Worauf hast du gewartet?
Die Hochwasserkatastrophe hat einen Mann auf das Dach seines Hauses getrieben. Doch auch dort ist er nicht sicher - das Wasser steigt bedrohlich an. Retter in einem Boot kommen vorbei und wollen ihn mitnehmen. "Nein danke", antwortet er, "Gott wird mich retten." Es wird Nacht, das Wasser steigt weiter, der Mann klettert auf den Schornstein. Wieder kommt ein Boot vorbei, und die Helfer rufen: "Steig ein!" "Nein, danke, Gott wird mich retten." ist die Antwort. Schließlich kommt ein Hubschrauber. Die Besatzung sieht ihn im Scheinwerferlicht, das Wasser reicht ihm bis zum Kinn. "Nehmen Sie die Strickleiter", ruft einer der Männer. "Nein, danke, Gott wird mich retten." sind die letzten Worte des Mannes, denn kurze Zeit später ertrinkt er. Im Himmel beschwert er sich bei Gott: "Mein Leben lang habe ich treu an Dich geglaubt. Warum hast Du mich nicht gerettet?" Gott sieht ihn erstaunt an: "Ich habe dir zwei Boote und einen Hubschrauber geschickt. Worauf hast du gewartet?"
Eine Geschichte zum Schmunzeln, vielleicht ein wenig platt, aber für mich enthält sie eine wichtige Wahrheit: Auf die Frage "Wie greift Gott in unser Leben ein?" gibt sie die Antwort: Durch Menschen. Er schickt sie uns, wenn wir Hilfe brauchen. Und die dürfen und sollen wir auch in Anspruch nehmen.

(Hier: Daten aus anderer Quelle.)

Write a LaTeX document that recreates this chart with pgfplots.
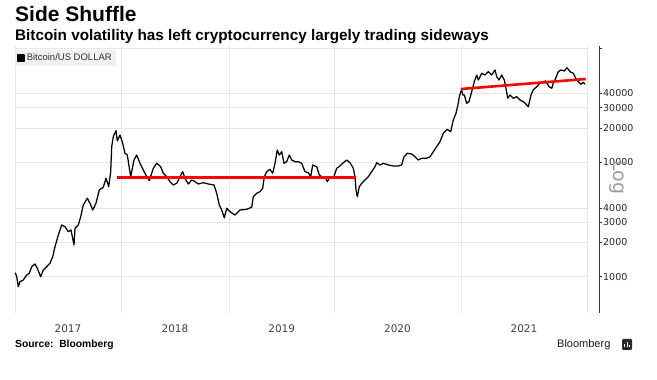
\documentclass[border=0pt]{standalone}
\usepackage{fontspec}
\setmainfont{Liberation Sans}
\newfontfamily\dejavu{DejaVu Sans}
\usepackage{pgfplots}
\pgfplotsset{compat=1.18}
\definecolor{gridc}{HTML}{E6E6E6}
\definecolor{btcred}{HTML}{FF0000}
\begin{document}
\begin{tikzpicture}
\path[use as bounding box] (0pt,0pt) rectangle (657pt,380pt);
\begin{axis}[
  at={(15pt,67pt)}, anchor=south west,
  scale only axis, width=572pt, height=267pt,
  xmin=15, xmax=587,
  ymode=log, ymin=481.6, ymax=103900,
  axis x line*=bottom, axis y line*=right,
  x axis line style={draw=none},
  y axis line style={xshift=12pt, draw=black!80, line width=0.7pt},
  xtick={68,175,281.7,397.5,524},
  xticklabels={2017,2018,2019,2020,2021},
  minor xtick={15,121,229.5,334,461,587},
  xminorgrids, minor x tick style={draw=none},
  major x tick style={draw=none},
  minor grid style={draw=gridc, line width=0.6pt},
  ytick={1000,2000,3000,4000,10000,20000,30000,40000,100000},
  yticklabels={1000,2000,3000,4000,10000,20000,30000,40000,{}},
  yminorticks=false,
  ymajorgrids, major grid style={draw=gridc, line width=0.6pt},
  ytick style={xshift=12pt, draw=black!80, line width=0.6pt},
  tick align=outside, major tick length=3pt,
  yticklabel style={xshift=12pt, font=\dejavu\fontsize{9.5}{10}\selectfont, text=black!85, inner xsep=1pt},
  xticklabel style={font=\dejavu\fontsize{10.5}{11}\selectfont, text=black!75, yshift=-5pt},
  legend style={at={(0,1)}, anchor=north west, yshift=-4pt, fill=black!6, draw=none,
    font=\fontsize{9.5}{10}\selectfont, text=black!80, inner sep=1.8pt, row sep=0pt},
  legend cell align=left,
  legend image code/.code={\fill[black] (0pt,-3.2pt) rectangle (6.5pt,3.2pt);},
  clip=false,
]
\addplot[black, line width=1.25pt, line join=round] coordinates {
(15.3,1084) (16.7,1000) (18.3,818) (20,904) (23.3,936) (26.7,1035) (29.3,1071)
(31.7,1223) (35,1291) (37.3,1184) (40.7,1000) (43.3,1144) (46.7,1223) (50,1310)
(52.7,1496) (55,1829) (58.3,2315) (61.7,2831) (65,2735) (68.3,2474) (71,2560)
(74,1893) (75,2649) (78.3,2831) (80.7,3346) (83.3,4235) (87.3,4845) (90,4381)
(92.7,3828) (96,4381) (99.3,5726) (103.3,6047) (106,7246) (108.7,6120)
(110.7,8277) (111.7,13690) (113.3,16740) (116,18890) (117.3,15400) (120,17320)
(122.7,14660) (125,11990) (127.3,11580) (130.7,7483) (134,10470) (136.7,11580)
(140,9802) (143.3,8564) (146.7,7483) (149.3,6906) (153.3,8863) (156.7,9802)
(160.7,9152) (163.3,8013) (166.7,7483) (170,6768) (173.3,6332) (176.7,6553)
(180,7483) (182.7,8277) (185,7246) (188.3,6461) (191.7,7004) (195,6768)
(198.3,6461) (203.3,6632) (208.3,6461) (214,6332) (216.7,5358) (219.3,4235)
(221.7,3828) (224.3,3270) (226.7,3962) (230,3700) (235,3462) (240,3828)
(246.7,3884) (251.7,4044) (253.3,5003) (256.7,5358) (260,5534) (262.7,5926)
(264.3,7483) (266.7,8277) (270,8686) (272.7,8013) (275,9802) (277.3,12810)
(279.3,11580) (281.7,12380) (284,9802) (286.7,10120) (289.3,11580) (291.7,10470)
(295,10120) (298.3,10120) (301.7,9802) (305,8277) (308.3,8110) (310.7,7483)
(312.7,9471) (316.7,9152) (319.3,7745) (321.7,7483) (325,7483) (327.3,6768)
(330,7483) (333.3,7246) (336.7,8863) (340,9284) (343.3,9920) (346.7,10470)
(350,9920) (353.3,8863) (355,7483) (356,5726) (357.3,5003) (359.3,6120)
(361.7,6553) (365,7004) (368.3,7483) (371.7,8277) (375,9152) (376.7,9920)
(380,9471) (383.3,9802) (388.3,9471) (393.3,9284) (398.3,9284) (401.7,9471)
(404,11190) (407.3,11990) (411.7,11820) (415,11190) (418.3,10470) (421.7,10840)
(426.7,10840) (430,11190) (433.3,12380) (436.7,13690) (440,15140) (443.3,17930)
(447.3,19430) (450.7,18510) (453.3,23430) (456,26820) (458.3,32800) (459,36270)
(460.7,41420) (461.7,42870) (462.7,38770) (464.3,38770) (466.7,32800) (469,33870)
(471.7,41420) (474.3,50650) (476.7,57970) (478.3,52410) (481.7,59980) (485,57970)
(488.3,61940) (491.7,57970) (495,64120) (496.7,56020) (499,52410) (501.7,57970)
(504.3,52410) (505.7,45800) (507.7,36270) (510,38770) (513.3,36270) (516.7,37450)
(520,35050) (523.3,33870) (526.7,31690) (528.3,30620) (531,38770) (533.3,42870)
(536.7,45800) (540,49040) (543.3,50650) (545.7,51370) (549,45800) (551.7,44360)
(553.3,49040) (555.7,54240) (558.3,61940) (561,64120) (564.3,62820) (567,67130)
(570,61940) (573.3,59980) (575.7,54240) (578.3,50650) (581,48060) (583.3,50030)
(585,48060)
};
\addlegendentry{Bitcoin/US DOLLAR}
\addplot[btcred, line width=2.6pt, forget plot] coordinates {(116.7,7395) (356,7395)};
\addplot[btcred, line width=2.6pt, forget plot] coordinates {(461,43720) (585.7,53470)};
\end{axis}
\node[anchor=base west, inner sep=0pt, font=\bfseries\fontsize{21}{24}\selectfont] at (15pt,358pt) {Side Shuffle};
\node[anchor=base west, inner sep=0pt, font=\bfseries\fontsize{15.3}{17}\selectfont] at (15pt,339pt) {Bitcoin volatility has left cryptocurrency largely trading sideways};
\node[anchor=center, inner sep=0pt, rotate=-90, text=black!38, font=\dejavu\fontsize{19}{20}\selectfont] at (618.5pt,202.5pt) {Log};
\node[anchor=base west, inner sep=0pt, font=\bfseries\fontsize{10.3}{12}\selectfont] at (15pt,32pt) {Source:\ \ Bloomberg};
\node[anchor=base west, inner sep=0pt, font=\fontsize{11}{12}\selectfont, text=black!90] at (557pt,32pt) {Bloomberg};
\fill[black!85, rounded corners=1.2pt] (622pt,30pt) rectangle (632pt,41pt);
\draw[white, line width=0.8pt] (624.5pt,33pt) -- (624.5pt,36pt) (627pt,33pt) -- (627pt,38pt) (629.5pt,33pt) -- (629.5pt,35pt);
\end{tikzpicture}
\end{document}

Manche warten stattdessen auf göttliche Wunder und lassen sich nicht ärztlich behandeln oder lehnen eine Blutübertragung ab. Wieder andere hoffen in einer Ehekrise, dass irgendwoher eine Wende kommt und nehmen deshalb keine Eheberatung in Anspruch. Der Glaube an Engel - unsichtbare Wesen und Kräfte, die uns begleiten, helfen und beschützen - hat Hochkonjunktur. Wohlgemerkt: Ich leugne nicht, dass es dann und wann "Schutzengel" gibt. Meistens aber sind Engel aus Fleisch und Blut: Eltern, Sanitäter, Ärzte, aber auch Freunde, manchmal völlig Unbekannte.
Überlegen Sie einmal, wem Sie Gutes verdanken, wenn Sie auf Ihr Leben zurückblicken... Alle wurden (und werden) sie von Gott geschickt, sind seine Boten - oft ohne es zu ahnen. Umgekehrt können (und sollen) auch wir andere ermutigen, trösten, ihnen Orientierung und Hoffnung geben.
Denn Gott ist nicht nur zu finden in der Kirche, im Gottesdienst, in Stille und Abgeschiedenheit, im Gebet oder im Fasten. Sondern er kommt uns vor allem durch Menschen nahe. Denn - so haben wir es an Weihnachten gefeiert - er wurde selbst Mensch. Als Jesus war er ein Retter und Helfer, Vorbild und Lehrer. Bis heute zieht sein Leben und Sterben Kreise, steckt Menschen an, seinem Handeln zu folgen und ihm zu vertrauen. "Worauf hast du gewartet?" - Ich wünsche Ihnen, dass Sie die Menschen wahrnehmen, die Gott Ihnen schickt.
Pfarrer Johannes Fritzsche
Ev. Kirchengemeinden
Bellersheim und Obbornhofen
Diese Betrachtung wurde als Wort zum Sonntag am 1. April 2006 in der Gießener Allgemeinen Zeitung veröffentlicht.